Tasha Schwikert, artistic gymnastics – women
Schwikert was a member of the 2003 U.S. women’s team that won the USA’s first World team title and the 2000 U.S. women’s team that won the 2000 Olympic team bronze medal. She was the 2001-02 U.S. all-around champion and won the 2002 U.S. title for the uneven bars and floor exercise. Schwikert’s other accomplishments include: captain of the 2003 World Championships gold medal team; 2002 American Cup champion; 2002 all-around Pacific Alliance champion; 2001 World team bronze medalist; and alternate for the 2004 Olympic Women’s Team. She went on to an accomplished collegiate career with the University of California – Los Angeles, including becoming the first UCLA and only the seventh woman to win multiple all-around NCAA titles (2005 and 2008). Schwikert has been a TV commentator for Olympic, national and collegiate gymnastics events. Originally from Las Vegas, she currently resides in Los Angeles and works at Wasserman Media Group in the Olympic Sports Division. She plans on attending law school in the fall of 2012.

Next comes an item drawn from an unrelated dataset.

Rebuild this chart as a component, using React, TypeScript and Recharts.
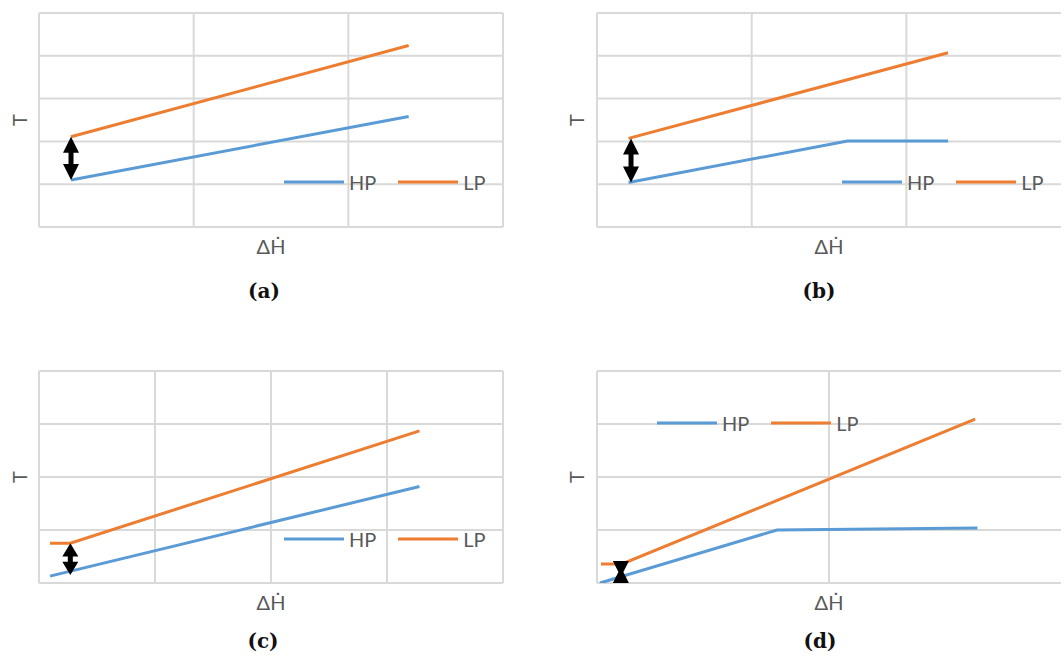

Lydia Bree, rhythmic gymnastics
One of America’s most accomplished rhythmic gymnasts, Bree was the 1982 U.S. all-around champion and USA Gymnastics Athlete of the Year. She was an alternate for the 1984 Olympic Team. She also earned five U.S. all-around silver medals, as well as won the all-around crown at the 1981 U.S. Olympic Festival. She competed at four World Championships and many other international events. In addition to her athletic achievements, Bree has also been a highly successful rhythmic coach. She is one of the few individuals to win both a national title and to coach a national champion. Bree was named the 1992 USA Gymnastics Rhythmic Gymnastics Coach of the Year. In addition to serving as a rhythmic gymnastics judge, she also has been a club owner and an elementary school teacher. Bree holds a master’s degree in educational curriculum development and a liberal arts bachelor’s degree. Currently, she resides in Torrance, Calif., with her husband and two daughters.

Jon Beck, trampoline/tumbling
Beck won two tumbling titles at the World Games (1989, 1993), the 1992 World tumbling crown, two World team tumbling titles (1992, 1994) and the 1988 World team double mini-trampoline title. He also earned national and World Age Group titles in tumbling and double mini. A coach for more than 20 years, Beck was a part of the the USA Gymnastics trampoline and tumbling national coaching staff from 1992-2009. He currently resides in Blue Springs, Mo, and is the assistant coach for competitive tumbling and gymnastics at Xtreme Gymnastics in Lee’s Summit, Mo.

Mark Calderon, trampoline
Calderon, who represented the USA at four World Championships from 1980-86, won the 1982 World synchronized trampoline title with Stuart Ransom. In 1978, he was second at the World Age-Group Competition in Honolulu. He competed in the AAU Junior Olympics from 1976-79 and USTA national competitions, winning national titles both in age-group and national team qualifying competitions. Calderon was serving in the U.S. Navy when he qualified for the U. S. Trampoline Team for a fourth time in 1986. He earned a Bachelor of Science in kinesiology from the University of Texas at Austin and was commissioned as an ensign in the Navy in August 1992. He received his naval aviator "Wings of Gold" in September 1995 and was promoted to his current rank of commander. He is currently stationed at Naval Air Station Corpus Christi, Texas, where he serves as the requirements officer on the staff of the Chief of Naval Air Training (CNATRA).

Paul Swafford, trampoline coach
Swafford coached 114 national champions: 47 senior elite, 19 junior elite, 46 Level 10, and 1 Level 9 and 1 Level 8 age group athletes. He was the national team coach for both the World Championships and World Games seven times, and was the first coach the USA to a gold medal team performance. Swafford coached Karl Heger, who won 18 national and two World titles, set three World records, and competed in 11 World Championships; and world-record holder John Sturdivan. A native of New York and resident of Lee’s Summit, Mo., Swafford founded the Kansas City Trampoline Club in 1972, and had 10 athletes named to World Championships teams and 33 to the World Age Group Competition. He won the Milton Davis Award as senior elite coach of the year four times. Swafford served as an FIT international trampoline judge for multiple World Championships and World Games, as well as the head of delegation to the first World Games and the U.S. representative to the FIT Congress. Swafford earned a Bachelor of Science degree from Central Missouri State University and a Master of Education from the University of Missouri. He was an NCAA swimmer, diver and trampolinist.